What is being asked
Copy each line of the data below exactly, leaving out pictures.

Provided material
▼
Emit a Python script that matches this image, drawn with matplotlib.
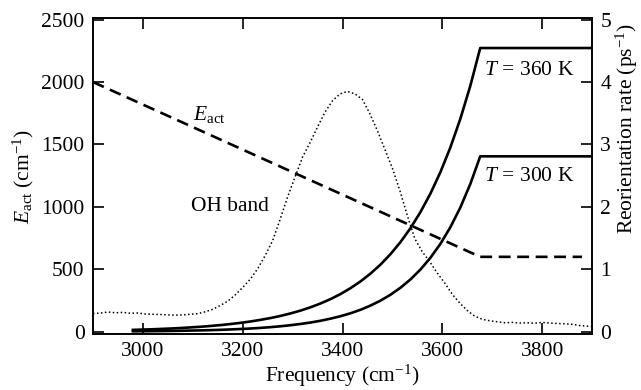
import matplotlib
matplotlib.use("Agg")
import matplotlib.pyplot as plt

plt.rcParams['font.family'] = ['Liberation Serif', 'DejaVu Serif']
plt.rcParams['mathtext.fontset'] = 'custom'
plt.rcParams['mathtext.rm'] = 'Liberation Serif'
plt.rcParams['mathtext.it'] = 'Liberation Serif:italic'
plt.rcParams['mathtext.bf'] = 'Liberation Serif:bold'
plt.rcParams['font.size'] = 15.5

# OH band (dotted, left axis scale)
oh_freq = [2900, 2915, 2930, 2945, 2960, 2975, 2990, 3005, 3020, 3035, 3050, 3065,
           3080, 3095, 3110, 3125, 3140, 3155, 3170, 3185, 3200, 3215, 3230, 3245,
           3260, 3275, 3290, 3305, 3320, 3335, 3350, 3365, 3380, 3395, 3410, 3425,
           3440, 3455, 3470, 3485, 3500, 3515, 3530, 3545, 3560, 3575, 3590, 3605,
           3620, 3635, 3650, 3665, 3680, 3695, 3710, 3725, 3740, 3755, 3770, 3785,
           3800, 3815, 3830, 3845, 3860, 3875, 3890, 3900]
oh_band = [145, 150, 158, 152, 155, 148, 150, 142, 140, 138, 135, 133,
           135, 140, 145, 160, 180, 210, 245, 295, 355, 420, 505, 610,
           730, 900, 1080, 1240, 1400, 1515, 1640, 1760, 1850, 1905, 1925, 1905,
           1860, 1745, 1610, 1460, 1310, 1130, 930, 745, 640, 560, 470, 390,
           300, 230, 170, 125, 100, 88, 80, 72, 75, 70, 72, 68,
           75, 70, 66, 64, 60, 50, 45, 42]

# Activation energy (dashed)
eact_freq = [2900, 3676, 3880]
eact = [2000, 600, 600]

# Reorientation rates (solid, right axis)
rate_freq = [2980, 2996, 3016, 3036, 3056, 3076, 3096, 3116, 3136, 3156, 3176,
             3196, 3216, 3236, 3256, 3276, 3296, 3316, 3336, 3356, 3376, 3396,
             3416, 3436, 3456, 3476, 3496, 3516, 3536, 3556, 3576, 3596, 3616,
             3636, 3656, 3676, 3900]
rate_360 = [0.030, 0.034, 0.039, 0.045, 0.052, 0.060, 0.070, 0.080, 0.093, 0.107,
            0.124, 0.143, 0.165, 0.191, 0.220, 0.254, 0.294, 0.339, 0.392, 0.453,
            0.523, 0.604, 0.698, 0.806, 0.931, 1.075, 1.242, 1.434, 1.657, 1.914,
            2.210, 2.553, 2.949, 3.407, 3.935, 4.545, 4.545]
rate_300 = [0.007, 0.008, 0.009, 0.011, 0.013, 0.016, 0.019, 0.022, 0.026, 0.031,
            0.037, 0.044, 0.052, 0.062, 0.074, 0.088, 0.105, 0.125, 0.148, 0.176,
            0.210, 0.249, 0.296, 0.352, 0.419, 0.498, 0.592, 0.704, 0.837, 0.995,
            1.183, 1.406, 1.672, 1.988, 2.364, 2.810, 2.810]

fig = plt.figure(figsize=(6.41, 3.90), dpi=100)
ax = fig.add_axes([93/641, 1-334/390, (592-93)/641, (334-18)/390])
ax2 = ax.twinx()

ylo, yhi = -18, 2513
ax.set_xlim(2900, 3900)
ax.set_ylim(ylo, yhi)
ax2.set_ylim(ylo/500, yhi/500)

ax.plot(oh_freq, oh_band, color='black', lw=1.1, linestyle=(0, (1, 1.6)))
ax.plot(eact_freq, eact, color='black', lw=1.9, linestyle=(0, (4.5, 2.5)))
ax2.plot(rate_freq, rate_360, color='black', lw=1.9, solid_joinstyle='round')
ax2.plot(rate_freq, rate_300, color='black', lw=1.9, solid_joinstyle='round')

ax.set_xticks([3000, 3200, 3400, 3600, 3800])
ax.set_yticks([0, 500, 1000, 1500, 2000, 2500])
ax2.set_yticks([0, 1, 2, 3, 4, 5])

ax.tick_params(direction='in', length=8, width=1.2, top=True, right=False, pad=6)
ax2.tick_params(direction='in', length=8, width=1.2, pad=6)
for a in (ax, ax2):
    for s in a.spines.values():
        s.set_linewidth(1.2)

ax.set_xlabel(r'Frequency (cm$^{-1}$)', labelpad=1)
ax.set_ylabel(r'$E_{\mathrm{act}}$ (cm$^{-1}$)', labelpad=4)
ax2.set_ylabel(r'Reorientation rate (ps$^{-1}$)')
ax2.yaxis.set_label_coords(1.044, 0.65)

ax.text(3100, 1740, r'$E_{\mathrm{act}}$', ha='left', va='center')
ax.text(3097, 1000, 'OH band', ha='left', va='center')
ax.text(3683, 2094, r'$T\,=\,360$ K', ha='left', va='center')
ax.text(3683, 1245, r'$T\,=\,300$ K', ha='left', va='center')

fig.savefig('out.png', dpi=100)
▲
Result of the exercise
Emit a Python script that matches this image, drawn with matplotlib.
import matplotlib
matplotlib.use("Agg")
import matplotlib.pyplot as plt

plt.rcParams['font.family'] = ['Liberation Serif', 'DejaVu Serif']
plt.rcParams['mathtext.fontset'] = 'custom'
plt.rcParams['mathtext.rm'] = 'Liberation Serif'
plt.rcParams['mathtext.it'] = 'Liberation Serif:italic'
plt.rcParams['mathtext.bf'] = 'Liberation Serif:bold'
plt.rcParams['font.size'] = 15.5

# OH band (dotted, left axis scale)
oh_freq = [2900, 2915, 2930, 2945, 2960, 2975, 2990, 3005, 3020, 3035, 3050, 3065,
           3080, 3095, 3110, 3125, 3140, 3155, 3170, 3185, 3200, 3215, 3230, 3245,
           3260, 3275, 3290, 3305, 3320, 3335, 3350, 3365, 3380, 3395, 3410, 3425,
           3440, 3455, 3470, 3485, 3500, 3515, 3530, 3545, 3560, 3575, 3590, 3605,
           3620, 3635, 3650, 3665, 3680, 3695, 3710, 3725, 3740, 3755, 3770, 3785,
           3800, 3815, 3830, 3845, 3860, 3875, 3890, 3900]
oh_band = [145, 150, 158, 152, 155, 148, 150, 142, 140, 138, 135, 133,
           135, 140, 145, 160, 180, 210, 245, 295, 355, 420, 505, 610,
           730, 900, 1080, 1240, 1400, 1515, 1640, 1760, 1850, 1905, 1925, 1905,
           1860, 1745, 1610, 1460, 1310, 1130, 930, 745, 640, 560, 470, 390,
           300, 230, 170, 125, 100, 88, 80, 72, 75, 70, 72, 68,
           75, 70, 66, 64, 60, 50, 45, 42]

# Activation energy (dashed)
eact_freq = [2900, 3676, 3880]
eact = [2000, 600, 600]

# Reorientation rates (solid, right axis)
rate_freq = [2980, 2996, 3016, 3036, 3056, 3076, 3096, 3116, 3136, 3156, 3176,
             3196, 3216, 3236, 3256, 3276, 3296, 3316, 3336, 3356, 3376, 3396,
             3416, 3436, 3456, 3476, 3496, 3516, 3536, 3556, 3576, 3596, 3616,
             3636, 3656, 3676, 3900]
rate_360 = [0.030, 0.034, 0.039, 0.045, 0.052, 0.060, 0.070, 0.080, 0.093, 0.107,
            0.124, 0.143, 0.165, 0.191, 0.220, 0.254, 0.294, 0.339, 0.392, 0.453,
            0.523, 0.604, 0.698, 0.806, 0.931, 1.075, 1.242, 1.434, 1.657, 1.914,
            2.210, 2.553, 2.949, 3.407, 3.935, 4.545, 4.545]
rate_300 = [0.007, 0.008, 0.009, 0.011, 0.013, 0.016, 0.019, 0.022, 0.026, 0.031,
            0.037, 0.044, 0.052, 0.062, 0.074, 0.088, 0.105, 0.125, 0.148, 0.176,
            0.210, 0.249, 0.296, 0.352, 0.419, 0.498, 0.592, 0.704, 0.837, 0.995,
            1.183, 1.406, 1.672, 1.988, 2.364, 2.810, 2.810]

fig = plt.figure(figsize=(6.41, 3.90), dpi=100)
ax = fig.add_axes([93/641, 1-334/390, (592-93)/641, (334-18)/390])
ax2 = ax.twinx()

ylo, yhi = -18, 2513
ax.set_xlim(2900, 3900)
ax.set_ylim(ylo, yhi)
ax2.set_ylim(ylo/500, yhi/500)

ax.plot(oh_freq, oh_band, color='black', lw=1.1, linestyle=(0, (1, 1.6)))
ax.plot(eact_freq, eact, color='black', lw=1.9, linestyle=(0, (4.5, 2.5)))
ax2.plot(rate_freq, rate_360, color='black', lw=1.9, solid_joinstyle='round')
ax2.plot(rate_freq, rate_300, color='black', lw=1.9, solid_joinstyle='round')

ax.set_xticks([3000, 3200, 3400, 3600, 3800])
ax.set_yticks([0, 500, 1000, 1500, 2000, 2500])
ax2.set_yticks([0, 1, 2, 3, 4, 5])

ax.tick_params(direction='in', length=8, width=1.2, top=True, right=False, pad=6)
ax2.tick_params(direction='in', length=8, width=1.2, pad=6)
for a in (ax, ax2):
    for s in a.spines.values():
        s.set_linewidth(1.2)

ax.set_xlabel(r'Frequency (cm$^{-1}$)', labelpad=1)
ax.set_ylabel(r'$E_{\mathrm{act}}$ (cm$^{-1}$)', labelpad=4)
ax2.set_ylabel(r'Reorientation rate (ps$^{-1}$)')
ax2.yaxis.set_label_coords(1.044, 0.65)

ax.text(3100, 1740, r'$E_{\mathrm{act}}$', ha='left', va='center')
ax.text(3097, 1000, 'OH band', ha='left', va='center')
ax.text(3683, 2094, r'$T\,=\,360$ K', ha='left', va='center')
ax.text(3683, 1245, r'$T\,=\,300$ K', ha='left', va='center')

fig.savefig('out.png', dpi=100)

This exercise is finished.